Schwiegermutters Plan

Bupe Chipili, 39-jährig, hatte einen guten Job als Sozialarbeiterin. Sie und ihr Mann Mufawa Mulapesi, ein Banker, lebten in Lusaka, der Hauptstadt Sambias, in der Nähe von Einkaufshäusern, Kaffees und Kinos. Mufawa Mulapesis Mutter wollte, dass die zwei zu ihr auf die Farm zogen. Bupe Chipili war überhaupt nicht begeistert, aber der Umzug fand statt. Die Landwirtschaft interessierte sie überhaupt nicht.

Ihre Schwiegermutter hatte andere Pläne. «Wenn ich deine Kraft noch hätte, würde ich noch so vieles machen!», pflegte sie zu sagen. Die Schwiegertochter musste mitgehen beim Pflanzeneinkauf, und immer wurden noch ein paar Pflanzen für sie mit nach Hause genommen. Nach einem Jahr kündigte Bupe Chipili die Stelle und wurde Landwirtin. 

Wichtig waren der Bäuerin gesunde Produkte, biologisch ­produziert. Die ersten 20 Erdbeerpflanzen der Sorte Alina bestellte sie in Australien. Die Beeren waren so gut, dass sie mit der schwierigen Vermehrung begann. Der Erfolg begeisterte sie. «Wenn ich das kann, kann ich mehr», glaubte Bupe Chipili. Das blieb ihr Geschäftskonzept: «Fang klein an, mach das gut und vergrössere dich.» 

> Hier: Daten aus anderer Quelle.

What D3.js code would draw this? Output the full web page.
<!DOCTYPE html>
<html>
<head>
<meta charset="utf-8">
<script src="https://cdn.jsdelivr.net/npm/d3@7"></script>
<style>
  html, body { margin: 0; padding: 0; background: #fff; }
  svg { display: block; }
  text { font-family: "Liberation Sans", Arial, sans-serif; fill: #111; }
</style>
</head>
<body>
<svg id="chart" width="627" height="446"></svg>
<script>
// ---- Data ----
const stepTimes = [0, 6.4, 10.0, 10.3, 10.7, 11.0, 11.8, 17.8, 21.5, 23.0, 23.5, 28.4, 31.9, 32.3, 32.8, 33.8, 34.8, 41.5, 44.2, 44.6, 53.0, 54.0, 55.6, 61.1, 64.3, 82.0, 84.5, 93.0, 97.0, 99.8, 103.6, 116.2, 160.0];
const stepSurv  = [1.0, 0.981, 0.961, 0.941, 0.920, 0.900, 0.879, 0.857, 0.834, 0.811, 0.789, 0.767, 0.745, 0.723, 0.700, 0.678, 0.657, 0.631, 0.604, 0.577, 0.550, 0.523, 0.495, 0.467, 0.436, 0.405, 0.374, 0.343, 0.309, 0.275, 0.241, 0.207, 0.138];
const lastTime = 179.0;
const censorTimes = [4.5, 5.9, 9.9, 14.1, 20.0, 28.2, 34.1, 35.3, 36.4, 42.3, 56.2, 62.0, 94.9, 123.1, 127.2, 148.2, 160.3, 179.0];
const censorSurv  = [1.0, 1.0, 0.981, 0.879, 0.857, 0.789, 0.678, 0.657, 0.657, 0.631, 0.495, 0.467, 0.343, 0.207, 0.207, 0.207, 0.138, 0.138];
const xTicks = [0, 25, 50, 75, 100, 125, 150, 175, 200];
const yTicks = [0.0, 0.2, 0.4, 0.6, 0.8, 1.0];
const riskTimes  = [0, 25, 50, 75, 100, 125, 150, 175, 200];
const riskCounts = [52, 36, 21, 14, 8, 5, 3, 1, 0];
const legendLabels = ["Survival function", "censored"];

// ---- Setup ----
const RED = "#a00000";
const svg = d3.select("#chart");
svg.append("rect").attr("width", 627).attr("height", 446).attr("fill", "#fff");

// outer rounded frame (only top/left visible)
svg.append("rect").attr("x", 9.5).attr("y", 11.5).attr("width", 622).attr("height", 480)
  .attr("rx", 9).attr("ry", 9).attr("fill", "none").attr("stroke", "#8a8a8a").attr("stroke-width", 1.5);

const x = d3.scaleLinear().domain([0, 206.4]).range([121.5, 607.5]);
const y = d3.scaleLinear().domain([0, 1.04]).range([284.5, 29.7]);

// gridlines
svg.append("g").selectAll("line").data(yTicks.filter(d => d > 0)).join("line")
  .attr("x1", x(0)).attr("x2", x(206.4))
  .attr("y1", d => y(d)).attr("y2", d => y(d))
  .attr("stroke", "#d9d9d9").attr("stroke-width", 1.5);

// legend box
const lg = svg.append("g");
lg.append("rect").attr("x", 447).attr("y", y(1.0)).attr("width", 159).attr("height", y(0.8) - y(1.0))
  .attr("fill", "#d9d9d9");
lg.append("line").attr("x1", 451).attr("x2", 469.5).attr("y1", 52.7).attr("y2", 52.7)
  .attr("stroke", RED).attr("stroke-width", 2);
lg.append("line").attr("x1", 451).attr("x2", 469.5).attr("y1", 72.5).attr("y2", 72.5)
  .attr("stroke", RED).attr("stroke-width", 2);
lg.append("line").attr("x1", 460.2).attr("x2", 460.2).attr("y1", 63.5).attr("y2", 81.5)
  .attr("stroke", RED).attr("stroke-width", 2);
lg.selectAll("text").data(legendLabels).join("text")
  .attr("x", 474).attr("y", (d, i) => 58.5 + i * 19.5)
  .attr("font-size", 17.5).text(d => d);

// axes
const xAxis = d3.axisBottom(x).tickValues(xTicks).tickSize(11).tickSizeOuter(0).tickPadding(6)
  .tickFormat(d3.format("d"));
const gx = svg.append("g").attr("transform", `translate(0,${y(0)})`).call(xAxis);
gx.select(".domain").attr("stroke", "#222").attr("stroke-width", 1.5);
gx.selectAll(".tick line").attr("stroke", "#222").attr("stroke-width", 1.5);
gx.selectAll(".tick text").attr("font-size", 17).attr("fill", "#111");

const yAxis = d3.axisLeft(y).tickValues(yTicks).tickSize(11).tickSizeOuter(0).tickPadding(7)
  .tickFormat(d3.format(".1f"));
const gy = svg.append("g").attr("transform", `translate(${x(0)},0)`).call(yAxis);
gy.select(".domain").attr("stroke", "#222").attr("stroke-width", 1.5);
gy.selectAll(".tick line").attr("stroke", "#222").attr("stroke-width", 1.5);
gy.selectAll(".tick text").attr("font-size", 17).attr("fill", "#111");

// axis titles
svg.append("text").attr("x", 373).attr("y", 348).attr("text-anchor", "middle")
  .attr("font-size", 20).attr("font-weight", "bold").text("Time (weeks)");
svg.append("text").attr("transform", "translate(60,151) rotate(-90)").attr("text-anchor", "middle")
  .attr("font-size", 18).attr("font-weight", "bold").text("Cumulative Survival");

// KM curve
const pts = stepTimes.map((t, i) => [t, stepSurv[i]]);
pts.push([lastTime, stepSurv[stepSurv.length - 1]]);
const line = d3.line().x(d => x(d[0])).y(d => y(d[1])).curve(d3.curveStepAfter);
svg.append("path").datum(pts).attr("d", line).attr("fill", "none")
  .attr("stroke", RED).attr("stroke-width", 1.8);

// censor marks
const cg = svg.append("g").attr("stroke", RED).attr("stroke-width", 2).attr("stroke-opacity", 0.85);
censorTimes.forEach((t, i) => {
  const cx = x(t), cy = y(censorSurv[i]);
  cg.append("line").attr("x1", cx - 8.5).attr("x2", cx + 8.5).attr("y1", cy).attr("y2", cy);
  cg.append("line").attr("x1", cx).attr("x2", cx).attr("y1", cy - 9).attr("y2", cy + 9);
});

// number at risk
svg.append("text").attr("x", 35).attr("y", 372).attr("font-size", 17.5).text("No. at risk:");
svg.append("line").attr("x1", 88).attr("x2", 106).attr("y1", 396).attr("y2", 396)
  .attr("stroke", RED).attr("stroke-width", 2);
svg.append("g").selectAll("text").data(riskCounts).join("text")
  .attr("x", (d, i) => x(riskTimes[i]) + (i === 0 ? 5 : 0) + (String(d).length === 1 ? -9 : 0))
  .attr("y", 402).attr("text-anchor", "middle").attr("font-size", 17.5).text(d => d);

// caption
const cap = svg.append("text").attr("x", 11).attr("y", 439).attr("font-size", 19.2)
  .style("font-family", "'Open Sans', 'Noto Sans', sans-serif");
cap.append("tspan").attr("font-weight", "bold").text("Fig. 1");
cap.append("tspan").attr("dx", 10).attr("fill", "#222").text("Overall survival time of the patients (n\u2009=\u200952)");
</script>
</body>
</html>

Die ganze Familie macht mit

Bupe Chipilis Mann war gar nicht begeistert, dass seine Frau ihren guten Job gegen ein risikoreiches Business tauschen wollte. Als sie ihn anfragte, ob er ihr das erste Bewässerungssystem finanzieren würde, zog er die Bremse: «Nein!» Bupe Chipili verkaufte kurzerhand ihr Auto. Vier Monate ging sie zu Fuss, bis Mufawa Mulapesi merkte, dass es gut gehen könnte mit den Erdbeeren. Heute ist er für die Finanzangelegenheiten zuständig und hilft beim Marketing. Die 20-jährige Tochter und der 16-jährige Sohn helfen nach der Schule und in den Ferien ebenfalls mit. 

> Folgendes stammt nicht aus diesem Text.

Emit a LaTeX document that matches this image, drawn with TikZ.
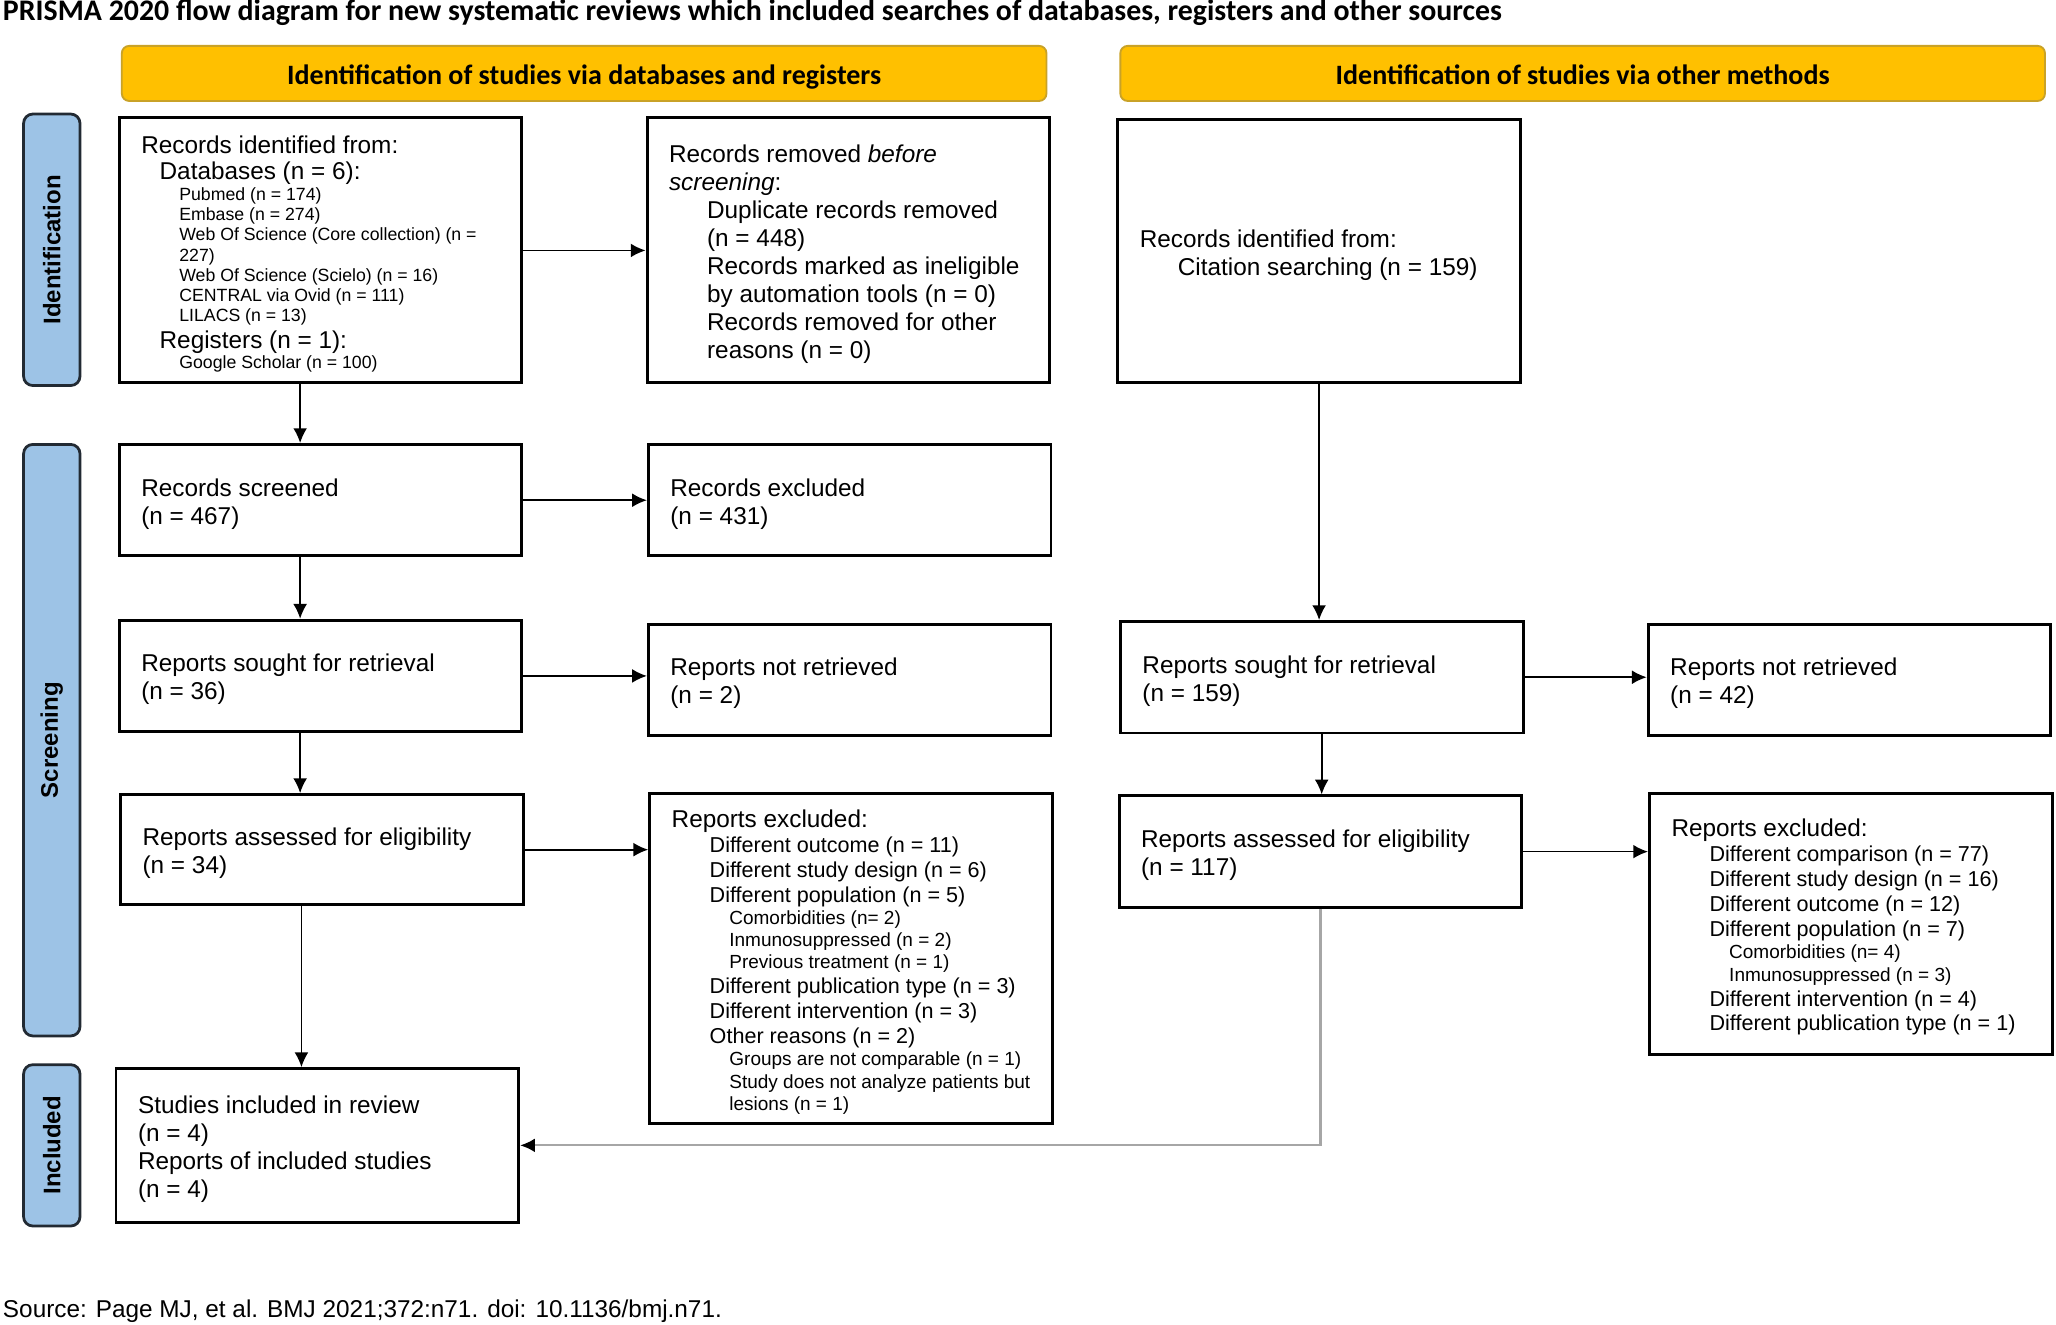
\documentclass[tikz,border=0pt]{standalone}
\usepackage{fontspec}
\setmainfont{Liberation Sans}
\newfontfamily\calibri{Carlito}
\usepackage{xcolor}
\usetikzlibrary{arrows.meta, calc, positioning}
\definecolor{headyellow}{HTML}{FFC000}
\definecolor{headedge}{HTML}{C9A227}
\definecolor{sideblue}{HTML}{9DC3E6}
\definecolor{sideedge}{HTML}{222A33}
\newcommand{\mainsz}{\fontsize{13.2}{15.2}\selectfont}
\newcommand{\itemsz}{\fontsize{11.7}{13.5}\selectfont}
\newcommand{\subsz}{\fontsize{10.3}{12.1}\selectfont}
\newcommand{\smallsz}{\fontsize{9.6}{11}\selectfont}

\begin{document}
\begin{tikzpicture}[x=0.025cm, y=-0.025cm]
				\tikzset{arrow/.style={-{Latex[length=8pt,width=7.5pt]}, line width=0.9pt}}
				\tikzset{box/.style={draw, line width=1.6pt, minimum width=7.675cm, text width=6.835cm, inner xsep=0.42cm, inner ysep=0pt, align=flush left, font=\mainsz, execute at begin node={\rule{0pt}{13.5pt}}}}
				\tikzset{head/.style={draw=headedge, fill=headyellow, line width=1pt, rounded corners=4pt, minimum width=17.625cm, minimum height=1.05cm, text height=14.5pt, text depth=3pt, font=\calibri\bfseries\fontsize{15.2}{17}\selectfont}}
				\tikzset{side/.style={draw=sideedge, fill=sideblue, line width=1.5pt, rounded corners=5pt, rotate=90, minimum height=1.075cm, font=\bfseries\fontsize{13}{15}\selectfont}}

				\useasboundingbox (0,0) rectangle (1568,1009.8);

				\node (title) [anchor=base west, inner sep=0pt, font=\calibri\bfseries\fontsize{16.2}{18}\selectfont] at (2,16) {PRISMA 2020 flow diagram for new systematic reviews which included searches of databases, registers and other sources};

				% column headers and phase bars
				\node (headDB) [head] at (445.5,56) {Identification of studies via databases and registers};
				\node (headOth) [head] at (1207,56) {Identification of studies via other methods};
				\node (sideId) [side, minimum width=5.175cm] at (39.5,190.5) {Identification};
				\node (sideScr) [side, minimum width=11.275cm] at (39.5,564.5) {Screening};
				\node (sideInc) [side, minimum width=3.075cm] at (39.5,873.5) {Included};

				% databases and registers
				\node (idRec) [box, minimum height=5.05cm] at (244.5,191) {\fontsize{13.2}{14.2}\selectfont Records identified from:\par
					{\leftskip=0.35cm Databases (n = 6):\par}
					{\smallsz\leftskip=0.725cm Pubmed (n = 174)\par Embase (n = 274)\par Web Of Science (Core collection) (n =\newline 227)\par Web Of Science (Scielo) (n = 16)\par CENTRAL via Ovid (n = 111)\par LILACS (n = 13)\par}
					{\leftskip=0.35cm Registers (n = 1):\par}
					{\smallsz\leftskip=0.725cm Google Scholar (n = 100)\par}};
				\node (idRem) [box, minimum height=5.05cm] at (647,191) {Records removed \textit{before}\newline \textit{screening}:\par
					{\leftskip=0.725cm Duplicate records removed\newline (n = 448)\newline Records marked as ineligible\newline by automation tools (n = 0)\newline Records removed for other\newline reasons (n = 0)\par}};
				\node (scr) [box, minimum height=2.125cm] at (244.5,381.5) {Records screened\newline (n = 467)};
				\node (scrEx) [box, minimum height=2.125cm] at (648,381.5) {Records excluded\newline (n = 431)};
				\node (sought) [box, minimum height=2.125cm] at (244.5,515.5) {Reports sought for retrieval\newline (n = 36)};
				\node (notRet) [box, minimum height=2.125cm] at (648,518.5) {Reports not retrieved\newline (n = 2)};
				\node (assess) [box, minimum height=2.1cm] at (245.5,648) {Reports assessed for eligibility\newline (n = 34)};
				\node (repEx) [box, minimum height=6.3cm] at (649,731) {Reports excluded:\par
					{\itemsz\leftskip=0.725cm Different outcome (n = 11)\par Different study design (n = 6)\par Different population (n = 5)\par}
					{\subsz\leftskip=1.1cm Comorbidities (n= 2)\par Inmunosuppressed (n = 2)\par Previous treatment (n = 1)\par}
					{\itemsz\leftskip=0.725cm Different publication type (n = 3)\par Different intervention (n = 3)\par Other reasons (n = 2)\par}
					{\subsz\leftskip=1.1cm Groups are not comparable (n = 1)\par Study does not analyze patients but\newline lesions (n = 1)\par}};
				\node (incl) [box, minimum height=2.925cm] at (242,873.5) {Studies included in review\newline (n = 4)\newline Reports of included studies\newline (n = 4)};

				% other methods
				\node (othRec) [box, minimum height=5.025cm] at (1006,191.5) {Records identified from:\par
					{\leftskip=0.725cm Citation searching (n = 159)\par}};
				\node (othSought) [box, minimum height=2.125cm] at (1008,516.5) {Reports sought for retrieval\newline (n = 159)};
				\node (othNotRet) [box, minimum height=2.125cm] at (1410.5,518.5) {Reports not retrieved\newline (n = 42)};
				\node (othAssess) [box, minimum height=2.125cm] at (1007,649.5) {Reports assessed for eligibility\newline (n = 117)};
				\node (othEx) [box, minimum height=4.975cm] at (1411.5,704.5) {Reports excluded:\par
					{\itemsz\leftskip=0.725cm Different comparison (n = 77)\par Different study design (n = 16)\par Different outcome (n = 12)\par Different population (n = 7)\par}
					{\subsz\leftskip=1.1cm Comorbidities (n= 4)\par Inmunosuppressed (n = 3)\par}
					{\itemsz\leftskip=0.725cm Different intervention (n = 4)\par Different publication type (n = 1)\par}};

				% connectors
				\draw[arrow] (idRec) -- (idRem);
				\draw[arrow] ([xshift=-0.39cm]idRec.south) -- ([xshift=-0.39cm]scr.north);
				\draw[arrow] (scr) -- (scrEx);
				\draw[arrow] ([xshift=-0.39cm]scr.south) -- ([xshift=-0.39cm]sought.north);
				\draw[arrow] (sought.east) -- (sought.east -| notRet.west);
				\draw[arrow] ([xshift=-0.39cm]sought.south) -- ([xshift=-0.39cm]sought.south |- assess.north);
				\draw[arrow] (assess.east) -- (assess.east -| repEx.west);
				\draw[arrow] ([xshift=-0.39cm]assess.south) -- ([xshift=-0.39cm]assess.south |- incl.north);
				\draw[arrow] (othRec.south) -- (othRec.south |- othSought.north);
				\draw[arrow] (othSought.east) -- (othSought.east -| othNotRet.west);
				\draw[arrow] (othSought.south) -- (othSought.south |- othAssess.north);
				\draw[arrow] (othAssess.east) -- (othAssess.east -| othEx.west);
				\draw[arrow, gray!70, -{Latex[length=8pt,width=7.5pt,black]}, line width=1.2pt] (othAssess.south) |- (incl.east);

				\node (source) [anchor=base west, inner sep=0pt, font=\mainsz] at (2,1005) {Source: Page MJ, et al. BMJ 2021;372:n71. doi: 10.1136/bmj.n71.};
			\end{tikzpicture}
\end{document}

Nun hiess es, sich Wissen anzueignen und Erfahrungen zu sammeln. Niemand in Sambia baute im grossen Stil Erdbeeren an. Das spornte Bupe Chipili umso mehr an. Sie durchforschte das Internet, befragte Produzentinnen von biologischem Gemüse oder Obst. Fehler wurden gemacht, und es wurde daraus gelernt. 

Mit dem Wachstum kamen neue Herausforderungen. «Arbeitnehmende gibt es mehr als genug, aber der Diebstahl ist ein grosses Problem», konstatiert die engagierte Landwirtin. «Heute habe ich ein gutes Team.» 

Arbeitgeberin für Frauen

Der Regen hat aufgehört, eine farbenfrohe Gruppe Frauen jätet die langen Beerenreihen von Hand, um sie herum spielende Kinder. «Ich stelle meistens Frauen ein, viele davon aus schwierigem sozialem Umfeld», erklärt Bupe Chipili. «Sie haben niemanden, der ihre Kinder hüten könnte. Hier können sie in Frieden arbeiten.» Ihre Sozialkompetenzen kommen ihr oft zu Hilfe. «Eine Frau wollte ihre Stelle kündigen. Ihr Mann habe sie geschlagen, weil sie mehr verdient als er. Ich habe ihr gesagt, sie solle bleiben. Wenn er sie wieder schlägt, darf sie hier wohnen. Sie verdient genug, um sich und die Kinder zu ernähren.»